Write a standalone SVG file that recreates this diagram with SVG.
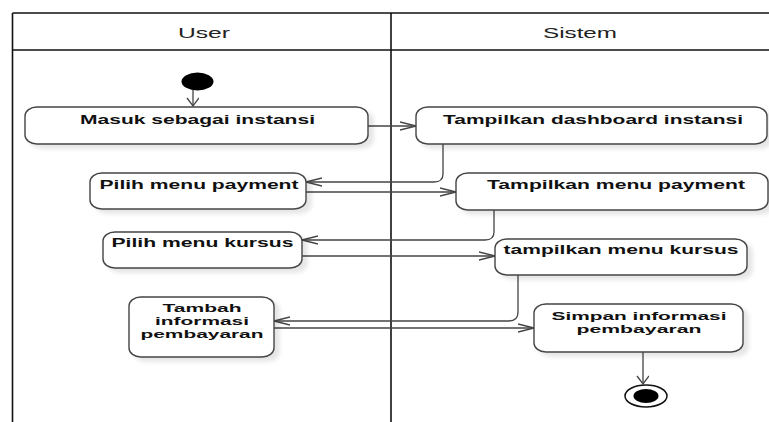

******************************

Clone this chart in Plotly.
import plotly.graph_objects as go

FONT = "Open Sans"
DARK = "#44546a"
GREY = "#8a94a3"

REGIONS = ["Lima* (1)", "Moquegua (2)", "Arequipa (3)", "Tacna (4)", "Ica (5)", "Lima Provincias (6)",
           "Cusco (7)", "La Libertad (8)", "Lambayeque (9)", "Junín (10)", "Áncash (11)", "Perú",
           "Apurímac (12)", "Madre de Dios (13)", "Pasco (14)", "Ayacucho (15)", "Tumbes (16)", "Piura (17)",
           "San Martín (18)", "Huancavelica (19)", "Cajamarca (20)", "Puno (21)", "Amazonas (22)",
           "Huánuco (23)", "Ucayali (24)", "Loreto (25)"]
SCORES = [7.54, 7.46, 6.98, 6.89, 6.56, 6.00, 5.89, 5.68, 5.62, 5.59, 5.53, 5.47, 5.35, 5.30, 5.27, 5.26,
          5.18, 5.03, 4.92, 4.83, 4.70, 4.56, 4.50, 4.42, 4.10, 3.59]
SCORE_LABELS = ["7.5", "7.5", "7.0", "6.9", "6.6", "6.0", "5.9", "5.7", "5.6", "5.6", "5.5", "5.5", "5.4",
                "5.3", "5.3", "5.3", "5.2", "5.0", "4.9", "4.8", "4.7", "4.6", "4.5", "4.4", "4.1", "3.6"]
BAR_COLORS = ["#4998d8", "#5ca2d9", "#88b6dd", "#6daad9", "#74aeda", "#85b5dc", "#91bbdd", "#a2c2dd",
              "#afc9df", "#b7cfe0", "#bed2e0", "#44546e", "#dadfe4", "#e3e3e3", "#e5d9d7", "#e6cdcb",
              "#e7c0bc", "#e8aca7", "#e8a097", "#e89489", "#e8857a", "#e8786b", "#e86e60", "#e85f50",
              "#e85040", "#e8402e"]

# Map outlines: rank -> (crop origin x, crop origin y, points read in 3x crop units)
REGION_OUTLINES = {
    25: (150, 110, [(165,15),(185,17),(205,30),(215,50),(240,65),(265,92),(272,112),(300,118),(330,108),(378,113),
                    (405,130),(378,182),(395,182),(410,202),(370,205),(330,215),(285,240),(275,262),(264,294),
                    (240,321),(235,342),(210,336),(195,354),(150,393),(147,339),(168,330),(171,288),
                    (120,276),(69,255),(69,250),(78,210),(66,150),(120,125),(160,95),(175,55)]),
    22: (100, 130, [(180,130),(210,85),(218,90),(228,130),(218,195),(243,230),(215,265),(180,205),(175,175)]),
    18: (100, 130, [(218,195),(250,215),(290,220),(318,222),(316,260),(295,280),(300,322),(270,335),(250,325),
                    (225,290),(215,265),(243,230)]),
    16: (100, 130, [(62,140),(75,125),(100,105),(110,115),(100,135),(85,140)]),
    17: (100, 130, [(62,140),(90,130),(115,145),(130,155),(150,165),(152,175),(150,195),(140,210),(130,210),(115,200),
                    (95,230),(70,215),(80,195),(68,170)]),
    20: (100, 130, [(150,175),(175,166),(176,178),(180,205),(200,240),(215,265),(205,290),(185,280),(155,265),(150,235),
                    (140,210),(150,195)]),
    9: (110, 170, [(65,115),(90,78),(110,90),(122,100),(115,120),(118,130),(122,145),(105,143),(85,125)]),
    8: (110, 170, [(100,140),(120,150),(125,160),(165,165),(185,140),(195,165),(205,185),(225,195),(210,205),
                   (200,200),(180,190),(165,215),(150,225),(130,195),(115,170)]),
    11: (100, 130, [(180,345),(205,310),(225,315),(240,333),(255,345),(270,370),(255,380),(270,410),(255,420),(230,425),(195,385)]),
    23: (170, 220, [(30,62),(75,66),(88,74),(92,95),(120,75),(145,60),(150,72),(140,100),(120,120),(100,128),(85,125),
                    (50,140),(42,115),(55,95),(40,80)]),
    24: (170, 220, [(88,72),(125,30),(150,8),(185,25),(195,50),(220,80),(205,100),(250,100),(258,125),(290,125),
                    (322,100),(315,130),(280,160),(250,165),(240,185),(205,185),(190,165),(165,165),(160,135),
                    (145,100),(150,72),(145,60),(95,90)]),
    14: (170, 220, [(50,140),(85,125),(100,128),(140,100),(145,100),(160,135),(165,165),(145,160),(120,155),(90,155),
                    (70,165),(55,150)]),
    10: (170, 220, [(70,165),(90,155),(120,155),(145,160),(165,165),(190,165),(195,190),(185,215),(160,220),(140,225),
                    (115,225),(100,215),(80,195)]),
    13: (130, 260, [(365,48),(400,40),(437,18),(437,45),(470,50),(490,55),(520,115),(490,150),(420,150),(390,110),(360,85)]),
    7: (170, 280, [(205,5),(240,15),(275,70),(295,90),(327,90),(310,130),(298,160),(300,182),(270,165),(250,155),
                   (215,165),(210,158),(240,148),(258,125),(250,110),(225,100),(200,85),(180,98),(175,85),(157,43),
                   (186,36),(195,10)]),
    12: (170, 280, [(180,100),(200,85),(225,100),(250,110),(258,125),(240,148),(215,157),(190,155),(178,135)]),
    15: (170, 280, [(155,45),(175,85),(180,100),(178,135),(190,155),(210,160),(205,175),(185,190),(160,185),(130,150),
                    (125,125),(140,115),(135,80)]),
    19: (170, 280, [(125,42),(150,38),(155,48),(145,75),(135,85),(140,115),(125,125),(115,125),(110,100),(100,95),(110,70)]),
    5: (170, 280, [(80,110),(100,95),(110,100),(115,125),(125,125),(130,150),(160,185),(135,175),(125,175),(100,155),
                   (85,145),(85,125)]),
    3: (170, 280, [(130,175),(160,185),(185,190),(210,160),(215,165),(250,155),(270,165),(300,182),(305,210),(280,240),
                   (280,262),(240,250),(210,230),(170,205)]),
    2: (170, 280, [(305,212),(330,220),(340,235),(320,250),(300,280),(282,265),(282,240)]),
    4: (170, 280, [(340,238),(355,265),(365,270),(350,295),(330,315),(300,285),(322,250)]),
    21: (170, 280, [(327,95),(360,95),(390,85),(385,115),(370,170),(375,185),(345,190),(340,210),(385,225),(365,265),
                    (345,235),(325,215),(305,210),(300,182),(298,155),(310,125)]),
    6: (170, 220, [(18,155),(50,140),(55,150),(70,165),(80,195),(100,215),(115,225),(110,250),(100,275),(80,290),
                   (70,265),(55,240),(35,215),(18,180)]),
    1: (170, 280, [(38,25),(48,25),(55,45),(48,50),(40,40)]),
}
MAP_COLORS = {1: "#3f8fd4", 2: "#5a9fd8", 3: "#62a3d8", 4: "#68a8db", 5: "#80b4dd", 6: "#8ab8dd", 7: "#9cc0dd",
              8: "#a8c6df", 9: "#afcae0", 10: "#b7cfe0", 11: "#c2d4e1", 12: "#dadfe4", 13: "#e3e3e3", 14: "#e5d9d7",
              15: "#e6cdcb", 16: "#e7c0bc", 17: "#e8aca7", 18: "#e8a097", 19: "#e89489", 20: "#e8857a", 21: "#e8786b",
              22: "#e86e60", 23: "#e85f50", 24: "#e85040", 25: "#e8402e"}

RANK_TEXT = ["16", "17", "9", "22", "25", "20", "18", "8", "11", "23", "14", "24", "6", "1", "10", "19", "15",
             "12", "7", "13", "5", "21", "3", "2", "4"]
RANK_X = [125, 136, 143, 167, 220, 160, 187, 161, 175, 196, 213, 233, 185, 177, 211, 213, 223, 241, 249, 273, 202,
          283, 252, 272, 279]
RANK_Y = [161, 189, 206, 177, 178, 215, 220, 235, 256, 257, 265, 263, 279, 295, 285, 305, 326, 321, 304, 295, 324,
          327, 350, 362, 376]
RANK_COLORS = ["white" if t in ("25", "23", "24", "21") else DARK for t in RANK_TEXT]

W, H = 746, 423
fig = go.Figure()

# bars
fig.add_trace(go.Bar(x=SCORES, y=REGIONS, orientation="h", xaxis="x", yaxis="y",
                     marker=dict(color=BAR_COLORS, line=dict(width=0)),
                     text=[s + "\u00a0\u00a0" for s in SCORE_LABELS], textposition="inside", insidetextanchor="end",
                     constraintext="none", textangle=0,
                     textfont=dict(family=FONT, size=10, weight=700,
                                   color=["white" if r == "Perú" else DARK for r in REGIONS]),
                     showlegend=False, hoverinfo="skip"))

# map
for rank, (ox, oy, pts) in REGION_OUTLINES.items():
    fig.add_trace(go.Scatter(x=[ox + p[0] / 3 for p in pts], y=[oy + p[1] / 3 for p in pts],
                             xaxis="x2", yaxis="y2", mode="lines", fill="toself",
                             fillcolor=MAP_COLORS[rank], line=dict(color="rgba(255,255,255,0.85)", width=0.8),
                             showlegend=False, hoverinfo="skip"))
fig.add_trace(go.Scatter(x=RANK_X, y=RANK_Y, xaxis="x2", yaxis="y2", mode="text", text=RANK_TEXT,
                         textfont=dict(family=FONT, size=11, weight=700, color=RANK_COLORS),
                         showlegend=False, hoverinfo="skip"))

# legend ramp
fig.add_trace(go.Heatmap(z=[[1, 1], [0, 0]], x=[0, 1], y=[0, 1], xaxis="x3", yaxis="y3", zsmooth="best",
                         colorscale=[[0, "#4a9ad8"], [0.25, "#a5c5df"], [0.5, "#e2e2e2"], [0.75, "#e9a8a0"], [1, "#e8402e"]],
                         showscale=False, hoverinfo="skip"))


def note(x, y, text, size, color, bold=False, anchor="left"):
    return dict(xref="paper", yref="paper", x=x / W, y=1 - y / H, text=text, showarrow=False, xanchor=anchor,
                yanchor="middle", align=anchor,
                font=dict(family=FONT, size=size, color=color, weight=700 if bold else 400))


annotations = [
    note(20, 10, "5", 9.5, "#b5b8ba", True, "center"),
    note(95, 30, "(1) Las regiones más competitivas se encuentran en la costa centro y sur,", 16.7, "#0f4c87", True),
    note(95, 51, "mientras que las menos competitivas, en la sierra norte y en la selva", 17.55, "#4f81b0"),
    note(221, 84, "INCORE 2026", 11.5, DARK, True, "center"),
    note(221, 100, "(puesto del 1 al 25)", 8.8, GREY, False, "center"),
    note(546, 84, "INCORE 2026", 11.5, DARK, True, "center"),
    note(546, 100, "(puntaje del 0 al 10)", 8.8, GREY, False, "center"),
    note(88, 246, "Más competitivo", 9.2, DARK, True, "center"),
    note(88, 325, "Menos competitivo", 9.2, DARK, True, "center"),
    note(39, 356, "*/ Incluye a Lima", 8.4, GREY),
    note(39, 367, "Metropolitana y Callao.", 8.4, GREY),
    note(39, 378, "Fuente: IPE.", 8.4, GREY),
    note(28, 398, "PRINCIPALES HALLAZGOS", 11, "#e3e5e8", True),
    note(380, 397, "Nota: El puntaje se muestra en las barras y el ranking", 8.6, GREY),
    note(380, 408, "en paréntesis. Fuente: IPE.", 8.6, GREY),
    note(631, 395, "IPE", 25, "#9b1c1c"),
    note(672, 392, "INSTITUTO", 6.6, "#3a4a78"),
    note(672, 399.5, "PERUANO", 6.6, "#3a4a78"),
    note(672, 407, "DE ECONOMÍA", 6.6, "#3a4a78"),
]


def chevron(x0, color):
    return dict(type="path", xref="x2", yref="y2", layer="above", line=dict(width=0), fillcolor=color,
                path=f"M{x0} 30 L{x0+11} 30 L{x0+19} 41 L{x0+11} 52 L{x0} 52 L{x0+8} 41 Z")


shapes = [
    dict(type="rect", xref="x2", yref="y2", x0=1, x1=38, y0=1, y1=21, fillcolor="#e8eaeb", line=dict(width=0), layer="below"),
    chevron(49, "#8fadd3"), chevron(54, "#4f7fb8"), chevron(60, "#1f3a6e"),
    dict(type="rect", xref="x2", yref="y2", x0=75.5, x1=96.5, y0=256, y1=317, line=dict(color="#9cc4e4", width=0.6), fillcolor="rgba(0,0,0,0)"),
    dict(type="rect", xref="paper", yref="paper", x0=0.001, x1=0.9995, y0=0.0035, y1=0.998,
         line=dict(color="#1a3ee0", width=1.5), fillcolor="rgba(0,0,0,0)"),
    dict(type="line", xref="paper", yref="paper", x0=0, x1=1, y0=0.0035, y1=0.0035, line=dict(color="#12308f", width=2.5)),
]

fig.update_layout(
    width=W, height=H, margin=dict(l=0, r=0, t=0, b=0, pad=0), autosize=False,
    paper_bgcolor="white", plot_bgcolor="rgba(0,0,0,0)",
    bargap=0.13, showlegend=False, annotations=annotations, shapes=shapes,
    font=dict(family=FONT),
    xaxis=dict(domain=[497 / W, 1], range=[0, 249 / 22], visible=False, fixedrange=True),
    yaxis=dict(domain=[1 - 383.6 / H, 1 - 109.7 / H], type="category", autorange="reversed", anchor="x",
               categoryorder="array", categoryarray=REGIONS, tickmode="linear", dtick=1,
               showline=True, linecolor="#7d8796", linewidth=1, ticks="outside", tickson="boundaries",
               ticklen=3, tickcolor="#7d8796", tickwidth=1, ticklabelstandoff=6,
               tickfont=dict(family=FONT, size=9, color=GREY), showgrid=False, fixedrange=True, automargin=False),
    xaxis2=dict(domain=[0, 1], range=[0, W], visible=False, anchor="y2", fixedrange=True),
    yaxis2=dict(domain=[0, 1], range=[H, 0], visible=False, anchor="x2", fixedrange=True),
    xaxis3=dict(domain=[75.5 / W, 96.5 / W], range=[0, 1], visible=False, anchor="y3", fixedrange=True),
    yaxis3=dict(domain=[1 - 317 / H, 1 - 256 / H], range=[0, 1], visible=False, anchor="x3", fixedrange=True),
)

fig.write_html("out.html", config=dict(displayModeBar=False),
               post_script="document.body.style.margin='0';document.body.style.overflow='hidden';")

******************************

§ **Directive**: For the material, find the number of lines holding the word "this" and give that figure and nothing more.

§ **Completed exercise**: 2